_Short exercise:_
Take every line that has the string "chart" and copy it out.
━━━ Data shown ━━━
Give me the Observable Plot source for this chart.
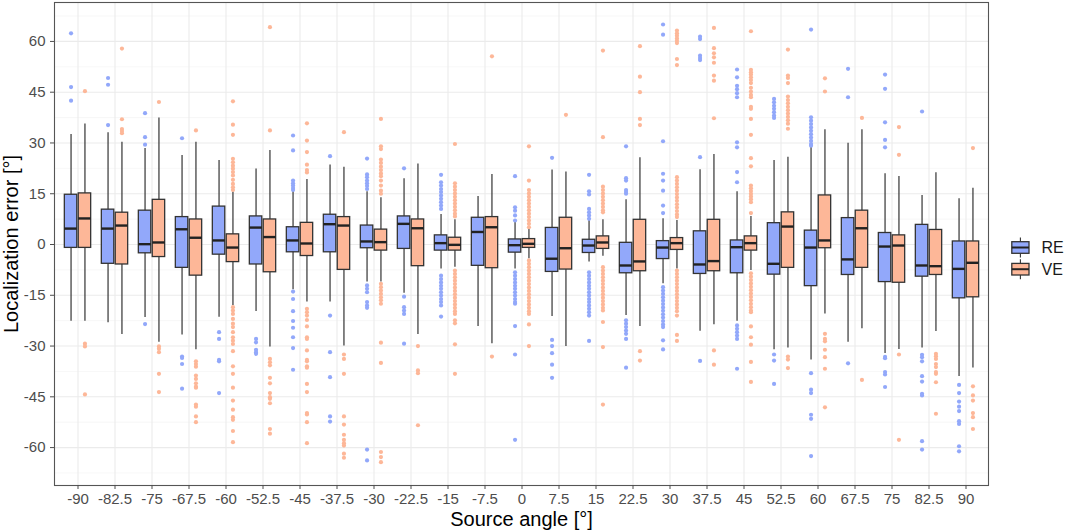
<!DOCTYPE html>
<html>
<head>
<meta charset="utf-8">
<script src="https://cdn.jsdelivr.net/npm/d3@7"></script>
<script src="https://cdn.jsdelivr.net/npm/@observablehq/plot@0.6"></script>
<style>
  html, body { margin: 0; padding: 0; background: #fff; }
  #wrap { position: relative; width: 1065px; height: 532px; font-family: "Liberation Sans", Arial, sans-serif; }
</style>
</head>
<body>
<div id="wrap"></div>
<script>
// ---- Data ----
const angles = ["-90","-82.5","-75","-67.5","-60","-52.5","-45","-37.5","-30","-22.5","-15","-7.5","0","7.5","15","22.5","30","37.5","45","52.5","60","67.5","75","82.5","90"];
const groups = ["RE", "VE"];

// RE box statistics
const reLo  = [-22.7,-23.1,-21.6,-26.7,-21.5,-19.8,-13.4,-17.0,-11.1,-14.4,-7.2,-24.2,-7.2,-21.3,-5.2,-21.0,-11.6,-25.6,-22.7,-31.1,-34.1,-28.9,-32.2,-30.6,-39.0];
const reQ1  = [-1.0,-5.7,-2.6,-6.9,-3.0,-5.9,-2.3,-2.3,-1.1,-1.3,-1.8,-6.3,-2.4,-8.1,-2.5,-8.5,-4.3,-8.7,-8.5,-8.9,-12.3,-9.0,-11.1,-9.5,-15.9];
const reMed = [4.7,4.7,0.1,4.5,1.2,5.0,1.2,6.0,0.9,6.1,0.4,3.7,-0.2,-4.2,-0.3,-6.2,-0.9,-5.9,-0.8,-5.7,-0.9,-4.4,-0.6,-6.2,-7.2];
const reQ3  = [14.7,10.3,10.0,8.1,11.2,8.3,5.1,8.8,5.6,8.3,2.7,7.9,1.5,4.9,1.4,0.5,1.0,3.9,1.2,6.3,4.1,7.8,3.4,5.8,0.9];
const reHi  = [32.5,33.0,28.4,26.3,24.8,22.3,16.4,23.5,15.6,19.4,8.9,14.2,6.6,22.0,7.1,13.2,7.6,22.1,15.6,24.8,28.7,29.9,20.9,14.5,13.5];

// VE box statistics
const veLo  = [-22.7,-26.6,-28.9,-31.1,-18.0,-30.3,-17.0,-30.0,-11.1,-26.6,-6.7,-29.3,-4.2,-30.1,-3.5,-24.2,-7.2,-23.7,-7.7,-30.6,-20.5,-24.9,-31.0,-25.7,-36.5];
const veQ1  = [-1.0,-5.9,-3.7,-9.2,-5.2,-8.2,-3.4,-7.5,-1.8,-6.4,-1.8,-7.0,-1.0,-7.4,-1.3,-7.9,-1.6,-7.9,-1.8,-6.9,-1.1,-6.9,-11.3,-9.0,-15.6];
const veMed = [7.7,5.6,0.6,2.0,-0.9,2.2,0.3,5.6,0.7,4.8,-0.1,5.1,0.2,-1.1,0.6,-5.0,0.4,-4.9,0.4,5.3,1.2,4.8,-0.3,-6.4,-5.4];
const veQ3  = [15.1,9.4,13.2,7.4,3.0,7.4,6.4,8.1,4.4,7.4,2.0,8.1,1.6,7.9,2.4,7.3,1.9,7.3,2.4,9.5,14.5,10.0,2.7,4.3,0.9];
const veHi  = [35.6,30.2,37.4,30.2,15.5,27.8,19.2,22.8,13.8,23.8,7.3,20.7,4.9,21.4,7.3,25.6,7.1,26.6,8.3,25.8,33.9,33.9,20.1,21.2,16.6];

// Outliers per angle
const reOut = [
  [62.4,46.5,42.5],
  [49.2,47.2,35.3],
  [38.8,31.7,29.5,-23.5],
  [31.4,-33.1,-33.5,-35.3,-42.6],
  [-25.9,-27.9,-34.1,-34.5,-43.9],
  [-27.9,-28.9,-31.1,-31.8,-32.3],
  [32.2,27.8,18.9,18.1,17.4,16.7,16.1,-13.9,-16.1,-19.7,-22.6,-24.6,-27.4,-30.6,-37.0],
  [26.1,-21.0,-31.8,-39.2,-50.8,-52.3],
  [25.4,20.7,19.9,18.9,18.1,17.3,16.4,-12.1,-13.1,-14.1,-17.0,-18.0,-18.7,-60.6,-63.8],
  [22.5,-15.4,-18.5,-19.5,-20.5,-29.3],
  [20.6,18.4,17.4,16.4,15.5,14.5,13.5,12.5,11.5,10.5,-9.2,-10.2,-11.2,-12.2,-13.1,-14.1,-15.1,-16.1,-17.0,-18.0,-21.3],
  [],
  [20.2,11.0,10.0,8.6,7.1,-8.2,-9.2,-10.2,-11.2,-12.2,-13.1,-14.1,-15.1,-16.1,-17.0,-17.5,-24.1,-32.5,-57.7],
  [25.6,-28.2,-30.0,-32.1,-35.5,-39.4],
  [20.6,15.7,14.8,10.5,9.5,8.6,7.6,-8.2,-9.2,-10.2,-11.2,-12.2,-13.1,-14.1,-15.1,-16.1,-17.0,-18.0,-19.0,-20.0,-21.0,-28.5],
  [29.0,19.6,18.9,16.1,15.5,15.0,-22.4,-23.4,-24.4,-25.4,-26.4,-27.9,-36.4],
  [65.0,62.0,30.5,20.9,18.9,15.9,11.5,9.3,-12.6,-13.6,-14.6,-15.6,-16.6,-17.6,-18.6,-19.6,-20.6,-21.6,-22.6,-23.6,-24.4,-28.3,-31.0],
  [61.4,60.7,55.8,55.1,54.5,25.8,-34.4],
  [51.7,49.4,46.9,45.9,44.7,43.5,30.2,28.7,21.4,18.4,-23.9,-24.9,-25.9,-26.9,-27.9,-36.7],
  [43.0,42.0,41.0,40.1,39.1,38.1,37.4,-32.5,-34.3,-41.2],
  [63.5,37.6,36.6,35.6,34.6,33.6,32.6,31.6,30.6,29.7,29.2,-38.0,-42.9,-43.9,-50.3,-51.5,-62.5],
  [51.9,43.5,-35.1],
  [50.2,46.0,36.1,30.9,28.7,-33.2,-33.6,-37.7,-38.4,-42.1],
  [39.3,-32.6,-33.3,-34.5,-38.9,-40.5,-44.1,-44.6,-58.1,-60.6],
  [-41.5,-43.9,-46.4,-47.9,-49.2,-52.2,-53.0,-59.6,-61.1]
];
const veOut = [
  [45.3,-29.3,-30.1,-44.3],
  [57.9,37.0,34.1,33.5,32.9],
  [42.1,-30.1,-30.8,-31.8,-38.2,-43.6],
  [33.7,-34.5,-35.3,-36.1,-38.7,-39.7,-41.0,-42.0,-42.3,-47.3,-47.9,-50.8,-52.5],
  [42.3,35.4,32.4,25.3,24.3,23.3,22.4,21.4,20.4,19.1,17.9,16.9,16.1,-18.5,-19.5,-20.5,-22.0,-23.4,-24.4,-25.9,-27.4,-28.4,-29.4,-31.5,-36.0,-38.2,-42.3,-46.1,-48.8,-51.0,-51.8,-55.1,-58.4],
  [64.2,33.7,-33.8,-34.8,-35.7,-39.4,-41.0,-43.9,-45.1,-45.6,-46.9,-54.5,-55.9],
  [35.8,30.7,27.3,23.6,22.0,21.3,-19.0,-20.0,-21.0,-22.3,-24.2,-27.4,-27.9,-31.3,-34.1,-34.5,-36.0,-36.4,-41.2,-43.6,-49.8,-50.2,-52.5,-58.7],
  [33.2,-32.5,-33.8,-38.2,-50.8,-53.2,-56.2,-57.7,-58.7,-59.4,-61.8,-63.0],
  [37.1,29.0,28.2,25.1,24.1,23.0,22.0,21.0,20.2,18.9,17.4,15.9,15.0,-11.6,-12.6,-13.6,-14.6,-15.6,-16.5,-17.5,-29.0,-35.0,-61.3,-62.8,-64.3],
  [-30.0,-37.2,-38.0,-53.4],
  [29.7,18.1,17.1,16.1,15.1,14.1,13.1,12.1,11.1,10.1,9.1,8.3,-7.7,-8.7,-9.7,-10.7,-11.7,-12.7,-13.7,-14.7,-15.7,-16.7,-17.7,-18.7,-19.7,-20.5,-22.4,-23.3,-29.5,-38.2],
  [55.6,-33.1],
  [29.0,18.9,16.1,15.1,14.1,13.1,12.1,11.1,10.1,9.1,8.1,7.1,6.1,5.1,-4.7,-5.7,-6.7,-7.7,-8.7,-9.7,-10.7,-11.7,-12.7,-13.7,-14.7,-15.7,-16.7,-17.7,-18.7,-19.7,-20.5,-23.6,-30.0],
  [38.3],
  [57.3,31.7,17.1,16.1,15.1,14.1,13.1,12.1,11.1,10.1,9.5,-6.7,-7.7,-8.7,-9.7,-10.7,-11.7,-12.7,-13.7,-14.7,-15.7,-16.7,-17.7,-18.7,-19.5,-22.9,-30.3,-47.3],
  [58.6,49.6,45.0,37.1,35.3,-31.5,-34.3],
  [63.2,62.4,61.7,60.9,60.2,59.5,54.8,53.0,19.9,18.9,17.9,16.9,15.9,14.9,13.9,12.9,11.9,10.9,9.9,8.9,8.1,-7.7,-8.7,-9.7,-10.7,-11.7,-12.7,-13.7,-14.7,-15.7,-16.7,-17.7,-18.7,-19.7,-21.0,-26.7,-28.5],
  [64.0,58.0,56.5,55.3,53.7,49.9,48.4,37.3,-31.3,-35.5],
  [63.0,51.6,50.9,50.2,49.4,48.6,47.7,46.3,45.2,44.2,43.5,40.7,40.1,37.1,32.4,25.5,23.1,17.4,16.6,15.8,15.0,14.2,13.4,12.5,9.3,-8.5,-9.5,-10.5,-11.5,-12.5,-13.5,-14.5,-15.5,-16.5,-17.5,-18.5,-19.5,-20.0,-24.2,-27.4,-29.6,-34.7,-40.6],
  [57.6,49.9,49.2,47.7,43.7,42.7,41.7,40.7,39.7,38.7,37.7,36.7,35.7,34.2,-33.1,-34.0,-36.5],
  [49.1,45.2,-26.4,-27.9,-28.6,-31.1,-33.3,-36.7,-48.1],
  [37.4,-40.0],
  [34.7,26.5,-32.5,-57.7],
  [-32.3,-33.0,-33.8,-35.3,-36.2,-37.7,-38.2,-40.7,-50.0],
  [28.5,-41.9,-44.6,-46.1,-49.8,-51.0,-54.5]
];

// Axis ticks
const yTicks = [-60,-45,-30,-15,0,15,30,45,60];
const yMinor = [-67.5,-52.5,-37.5,-22.5,-7.5,7.5,22.5,37.5,52.5,67.5];

// ---- Styles ----
const colors = {RE: "#92A8FA", VE: "#FDB798"};
const offset = {RE: -6.95, VE: 6.95};
const boxInset = 12.28;

// ---- Build tables ----
const boxes = [];
angles.forEach((a, i) => {
  boxes.push({angle: a, group: "RE", lo: reLo[i], q1: reQ1[i], med: reMed[i], q3: reQ3[i], hi: reHi[i]});
  boxes.push({angle: a, group: "VE", lo: veLo[i], q1: veQ1[i], med: veMed[i], q3: veQ3[i], hi: veHi[i]});
});
const outliers = [];
angles.forEach((a, i) => {
  reOut[i].forEach(v => outliers.push({angle: a, group: "RE", v}));
  veOut[i].forEach(v => outliers.push({angle: a, group: "VE", v}));
});

function groupMarks(g) {
  const b = boxes.filter(d => d.group === g);
  const o = outliers.filter(d => d.group === g);
  return [
    Plot.ruleX(b, {x: "angle", y1: "lo", y2: "hi", dx: offset[g], stroke: "#333", strokeWidth: 1.2}),
    Plot.barY(b, {x: "angle", y1: "q1", y2: "q3", dx: offset[g], insetLeft: boxInset, insetRight: boxInset, fill: colors[g], stroke: "#333", strokeWidth: 1.3}),
    Plot.tickY(b, {x: "angle", y: "med", dx: offset[g], insetLeft: boxInset, insetRight: boxInset, stroke: "#222", strokeWidth: 2.4}),
    Plot.dot(o, {x: "angle", y: "v", dx: offset[g], r: 2.1, fill: colors[g], stroke: "none"})
  ];
}

const chart = Plot.plot({
  width: 1065,
  height: 532,
  marginLeft: 54,
  marginRight: 77,
  marginTop: 2,
  marginBottom: 47,
  style: {fontFamily: "'Liberation Sans', Arial, sans-serif", background: "#fff"},
  x: {type: "band", domain: angles, paddingInner: 0, paddingOuter: 0.1},
  y: {domain: [-71.2, 71.5]},
  marks: [
    Plot.ruleY(yMinor, {stroke: "#f2f2f2", strokeWidth: 0.6}),
    Plot.ruleY(yTicks, {stroke: "#ebebeb", strokeWidth: 1.1}),
    Plot.ruleX(angles, {x: d => d, stroke: "#ebebeb", strokeWidth: 1.1}),
    ...groupMarks("RE"),
    ...groupMarks("VE"),
    Plot.frame({stroke: "#555", strokeWidth: 1.1}),
    Plot.axisY({ticks: yTicks, tickFormat: d => String(d), tickSize: 4, tickPadding: 5, fontSize: 15, color: "#4d4d4d", label: null}),
    Plot.axisX({tickSize: 4, tickPadding: 4, fontSize: 15, color: "#4d4d4d", label: null}),
    Plot.text(["Localization error [°]"], {frameAnchor: "left", textAnchor: "middle", rotate: -90, dx: -43, fontSize: 20, fill: "#000", lineAnchor: "middle"}),
    Plot.text(["Source angle [°]"], {frameAnchor: "bottom", textAnchor: "middle", dy: 34, fontSize: 20, fill: "#000", lineAnchor: "middle"})
  ]
});

const wrap = document.getElementById("wrap");
wrap.appendChild(chart);

// Legend
const ns = "http://www.w3.org/2000/svg";
const leg = document.createElementNS(ns, "svg");
leg.setAttribute("width", 65);
leg.setAttribute("height", 60);
leg.style.position = "absolute";
leg.style.left = "1000px";
leg.style.top = "228px";
groups.forEach((g, i) => {
  const cy = 19.5 + i * 21.7;
  const line = document.createElementNS(ns, "line");
  line.setAttribute("x1", 20.4); line.setAttribute("x2", 20.4);
  line.setAttribute("y1", cy - 10); line.setAttribute("y2", cy + 10);
  line.setAttribute("stroke", "#333"); line.setAttribute("stroke-width", 1.1);
  leg.appendChild(line);
  const r = document.createElementNS(ns, "rect");
  r.setAttribute("x", 11.8); r.setAttribute("y", cy - 5.8);
  r.setAttribute("width", 17.2); r.setAttribute("height", 11.6);
  r.setAttribute("fill", colors[g]); r.setAttribute("stroke", "#333"); r.setAttribute("stroke-width", 1.3);
  leg.appendChild(r);
  const m = document.createElementNS(ns, "line");
  m.setAttribute("x1", 11.8); m.setAttribute("x2", 29);
  m.setAttribute("y1", cy); m.setAttribute("y2", cy);
  m.setAttribute("stroke", "#222"); m.setAttribute("stroke-width", 2);
  leg.appendChild(m);
  const t = document.createElementNS(ns, "text");
  t.setAttribute("x", 41.5); t.setAttribute("y", cy);
  t.setAttribute("dominant-baseline", "central");
  t.setAttribute("font-size", 16);
  t.setAttribute("font-family", "'Liberation Sans', Arial, sans-serif");
  t.setAttribute("fill", "#1a1a1a");
  t.textContent = g;
  leg.appendChild(t);
});
wrap.appendChild(leg);
</script>
</body>
</html>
━━━
_Worked answer:_
Give me the Observable Plot source for this chart.
const chart = Plot.plot({
wrap.appendChild(chart);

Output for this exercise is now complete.